The California Film Institute (CFI) is a non-profit film exhibition organization based in San Rafael, California. The organization exhibits films year-round at the Christopher B. Smith Rafael Film Center and the Sequoia Theatre, presents the annual Mill Valley Film Festival and DOCLANDS Documentary Film Festival, and runs the CFI Education Program.

The executive director and founder of CFI is Mark Fishkin.

==Mill Valley Film Festival==

Founded in 1978 by Mark Fishkin, the festival is held every October and screens over 200 US and international films for over 70,000 participants.

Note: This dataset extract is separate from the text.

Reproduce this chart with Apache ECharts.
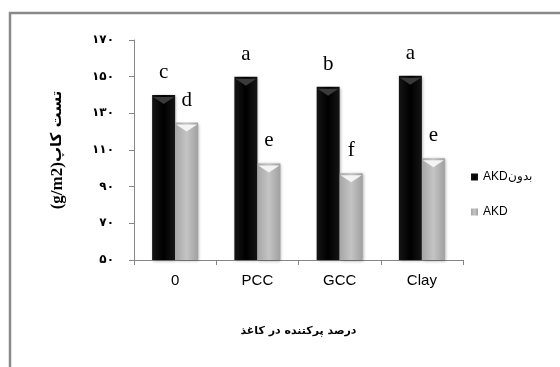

==Christopher B. Smith Rafael Film Center==

The Rafael Film Center is a non-profit independent three-screen arthouse theater located in downtown San Rafael, California. It has been owned and operated by the California Film Institute since 1999. The venue exhibits first-run independent and studio films, documentaries, classics, retrospectives, and world cinema, and hosts special events with filmmakers from the Bay Area and from around the world. The Film Center annually serves approximately 200,000 attendees.

== Sequoia Theatre ==
In 2018 CFI purchased the Sequoia Theatre, a historic theater built originally in 1929. At the time it was being run by the Cinemark Theatres chain, leased from the heirs of the Blumenfeld Theaters family. CFI paid $2.5 million to take ownership of the theater. In 2022, they announced plans to add additional theaters below ground, but have not yet begun that renovation. The theater officially reopened on May 20, 2024, with celebratory screenings of classics films for $1 admission.